* _Instruction_: Every line below is to be copied exactly, with the pictures left out.

* _Data_:

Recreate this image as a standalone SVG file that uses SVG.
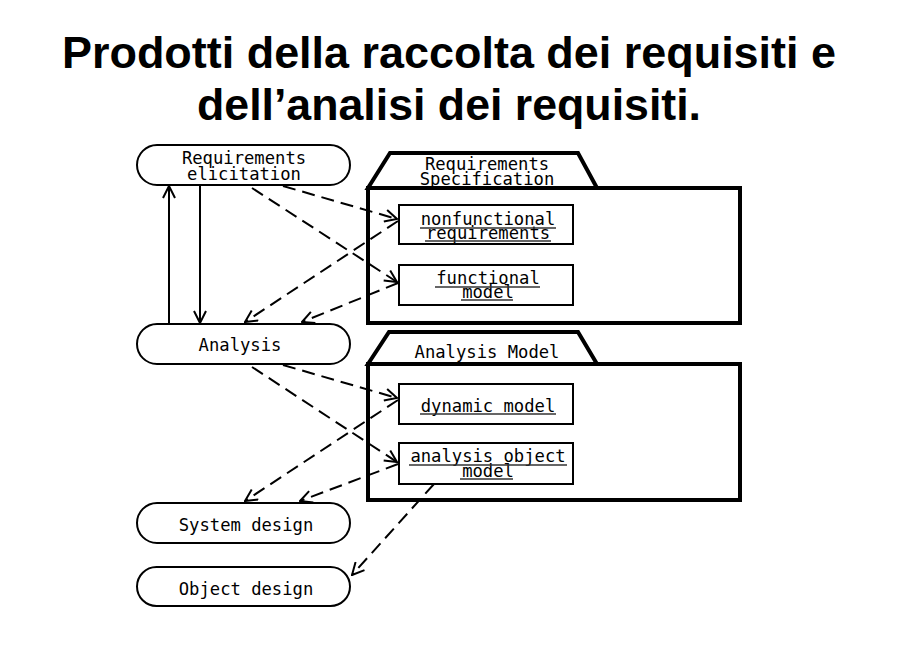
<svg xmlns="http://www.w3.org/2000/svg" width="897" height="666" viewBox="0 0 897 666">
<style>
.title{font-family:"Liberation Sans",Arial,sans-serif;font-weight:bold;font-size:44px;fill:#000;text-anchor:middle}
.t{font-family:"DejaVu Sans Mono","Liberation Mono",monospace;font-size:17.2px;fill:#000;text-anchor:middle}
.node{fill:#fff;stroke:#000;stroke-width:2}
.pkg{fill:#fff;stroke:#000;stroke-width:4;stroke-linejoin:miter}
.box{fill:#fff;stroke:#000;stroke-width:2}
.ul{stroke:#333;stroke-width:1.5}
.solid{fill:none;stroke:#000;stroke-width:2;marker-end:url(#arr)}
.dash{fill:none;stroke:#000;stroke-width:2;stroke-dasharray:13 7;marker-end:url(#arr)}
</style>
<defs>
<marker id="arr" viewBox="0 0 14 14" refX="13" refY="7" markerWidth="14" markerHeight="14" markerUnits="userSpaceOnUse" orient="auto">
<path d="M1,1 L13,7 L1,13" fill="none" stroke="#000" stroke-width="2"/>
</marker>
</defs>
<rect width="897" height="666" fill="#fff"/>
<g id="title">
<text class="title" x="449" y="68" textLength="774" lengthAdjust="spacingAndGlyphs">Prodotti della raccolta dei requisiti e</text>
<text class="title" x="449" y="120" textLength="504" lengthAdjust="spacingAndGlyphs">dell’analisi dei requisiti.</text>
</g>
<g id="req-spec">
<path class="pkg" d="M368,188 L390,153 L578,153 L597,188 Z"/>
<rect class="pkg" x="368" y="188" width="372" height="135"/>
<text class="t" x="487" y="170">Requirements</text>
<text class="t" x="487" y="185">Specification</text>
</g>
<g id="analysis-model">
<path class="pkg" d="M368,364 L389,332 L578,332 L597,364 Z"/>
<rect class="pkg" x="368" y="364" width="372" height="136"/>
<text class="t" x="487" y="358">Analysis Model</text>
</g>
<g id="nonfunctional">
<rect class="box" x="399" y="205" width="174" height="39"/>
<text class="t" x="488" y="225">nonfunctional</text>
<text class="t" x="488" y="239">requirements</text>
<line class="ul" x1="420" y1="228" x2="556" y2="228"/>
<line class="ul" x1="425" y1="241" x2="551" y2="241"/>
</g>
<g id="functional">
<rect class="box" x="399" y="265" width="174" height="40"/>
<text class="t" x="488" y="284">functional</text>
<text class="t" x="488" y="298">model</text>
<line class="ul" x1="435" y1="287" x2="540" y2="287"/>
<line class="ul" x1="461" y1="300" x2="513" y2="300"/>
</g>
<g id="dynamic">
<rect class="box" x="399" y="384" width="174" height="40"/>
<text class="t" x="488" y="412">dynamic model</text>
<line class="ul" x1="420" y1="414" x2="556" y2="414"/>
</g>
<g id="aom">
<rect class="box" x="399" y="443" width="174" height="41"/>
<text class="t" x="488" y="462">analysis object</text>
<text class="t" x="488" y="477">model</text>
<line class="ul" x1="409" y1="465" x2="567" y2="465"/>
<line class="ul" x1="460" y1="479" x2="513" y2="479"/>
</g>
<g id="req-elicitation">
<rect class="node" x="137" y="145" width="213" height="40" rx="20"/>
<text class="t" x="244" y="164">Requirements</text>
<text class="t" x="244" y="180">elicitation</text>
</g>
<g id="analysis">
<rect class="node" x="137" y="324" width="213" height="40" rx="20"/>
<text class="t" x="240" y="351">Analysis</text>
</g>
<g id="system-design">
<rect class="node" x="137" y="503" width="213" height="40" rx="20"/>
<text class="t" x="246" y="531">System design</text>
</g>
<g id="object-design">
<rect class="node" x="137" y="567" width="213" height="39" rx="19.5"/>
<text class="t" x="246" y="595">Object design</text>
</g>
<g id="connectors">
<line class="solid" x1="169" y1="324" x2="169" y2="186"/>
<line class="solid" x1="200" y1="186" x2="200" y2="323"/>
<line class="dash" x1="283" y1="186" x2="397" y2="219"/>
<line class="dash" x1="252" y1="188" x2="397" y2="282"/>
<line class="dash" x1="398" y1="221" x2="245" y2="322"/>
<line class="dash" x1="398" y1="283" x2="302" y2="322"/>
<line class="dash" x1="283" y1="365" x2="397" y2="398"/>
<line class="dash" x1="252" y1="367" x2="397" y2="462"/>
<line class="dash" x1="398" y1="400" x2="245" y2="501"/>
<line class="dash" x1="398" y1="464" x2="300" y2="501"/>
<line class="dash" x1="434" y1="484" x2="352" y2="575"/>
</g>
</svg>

* _Result_:
Recreate this image as a standalone SVG file that uses SVG.
<svg xmlns="http://www.w3.org/2000/svg" width="897" height="666" viewBox="0 0 897 666">
<style>
.title{font-family:"Liberation Sans",Arial,sans-serif;font-weight:bold;font-size:44px;fill:#000;text-anchor:middle}
.t{font-family:"DejaVu Sans Mono","Liberation Mono",monospace;font-size:17.2px;fill:#000;text-anchor:middle}
.node{fill:#fff;stroke:#000;stroke-width:2}
.pkg{fill:#fff;stroke:#000;stroke-width:4;stroke-linejoin:miter}
.box{fill:#fff;stroke:#000;stroke-width:2}
.ul{stroke:#333;stroke-width:1.5}
.solid{fill:none;stroke:#000;stroke-width:2;marker-end:url(#arr)}
.dash{fill:none;stroke:#000;stroke-width:2;stroke-dasharray:13 7;marker-end:url(#arr)}
</style>
<defs>
<marker id="arr" viewBox="0 0 14 14" refX="13" refY="7" markerWidth="14" markerHeight="14" markerUnits="userSpaceOnUse" orient="auto">
<path d="M1,1 L13,7 L1,13" fill="none" stroke="#000" stroke-width="2"/>
</marker>
</defs>
<rect width="897" height="666" fill="#fff"/>
<g id="title">
<text class="title" x="449" y="68" textLength="774" lengthAdjust="spacingAndGlyphs">Prodotti della raccolta dei requisiti e</text>
<text class="title" x="449" y="120" textLength="504" lengthAdjust="spacingAndGlyphs">dell’analisi dei requisiti.</text>
</g>
<g id="req-spec">
<path class="pkg" d="M368,188 L390,153 L578,153 L597,188 Z"/>
<rect class="pkg" x="368" y="188" width="372" height="135"/>
<text class="t" x="487" y="170">Requirements</text>
<text class="t" x="487" y="185">Specification</text>
</g>
<g id="analysis-model">
<path class="pkg" d="M368,364 L389,332 L578,332 L597,364 Z"/>
<rect class="pkg" x="368" y="364" width="372" height="136"/>
<text class="t" x="487" y="358">Analysis Model</text>
</g>
<g id="nonfunctional">
<rect class="box" x="399" y="205" width="174" height="39"/>
<text class="t" x="488" y="225">nonfunctional</text>
<text class="t" x="488" y="239">requirements</text>
<line class="ul" x1="420" y1="228" x2="556" y2="228"/>
<line class="ul" x1="425" y1="241" x2="551" y2="241"/>
</g>
<g id="functional">
<rect class="box" x="399" y="265" width="174" height="40"/>
<text class="t" x="488" y="284">functional</text>
<text class="t" x="488" y="298">model</text>
<line class="ul" x1="435" y1="287" x2="540" y2="287"/>
<line class="ul" x1="461" y1="300" x2="513" y2="300"/>
</g>
<g id="dynamic">
<rect class="box" x="399" y="384" width="174" height="40"/>
<text class="t" x="488" y="412">dynamic model</text>
<line class="ul" x1="420" y1="414" x2="556" y2="414"/>
</g>
<g id="aom">
<rect class="box" x="399" y="443" width="174" height="41"/>
<text class="t" x="488" y="462">analysis object</text>
<text class="t" x="488" y="477">model</text>
<line class="ul" x1="409" y1="465" x2="567" y2="465"/>
<line class="ul" x1="460" y1="479" x2="513" y2="479"/>
</g>
<g id="req-elicitation">
<rect class="node" x="137" y="145" width="213" height="40" rx="20"/>
<text class="t" x="244" y="164">Requirements</text>
<text class="t" x="244" y="180">elicitation</text>
</g>
<g id="analysis">
<rect class="node" x="137" y="324" width="213" height="40" rx="20"/>
<text class="t" x="240" y="351">Analysis</text>
</g>
<g id="system-design">
<rect class="node" x="137" y="503" width="213" height="40" rx="20"/>
<text class="t" x="246" y="531">System design</text>
</g>
<g id="object-design">
<rect class="node" x="137" y="567" width="213" height="39" rx="19.5"/>
<text class="t" x="246" y="595">Object design</text>
</g>
<g id="connectors">
<line class="solid" x1="169" y1="324" x2="169" y2="186"/>
<line class="solid" x1="200" y1="186" x2="200" y2="323"/>
<line class="dash" x1="283" y1="186" x2="397" y2="219"/>
<line class="dash" x1="252" y1="188" x2="397" y2="282"/>
<line class="dash" x1="398" y1="221" x2="245" y2="322"/>
<line class="dash" x1="398" y1="283" x2="302" y2="322"/>
<line class="dash" x1="283" y1="365" x2="397" y2="398"/>
<line class="dash" x1="252" y1="367" x2="397" y2="462"/>
<line class="dash" x1="398" y1="400" x2="245" y2="501"/>
<line class="dash" x1="398" y1="464" x2="300" y2="501"/>
<line class="dash" x1="434" y1="484" x2="352" y2="575"/>
</g>
</svg>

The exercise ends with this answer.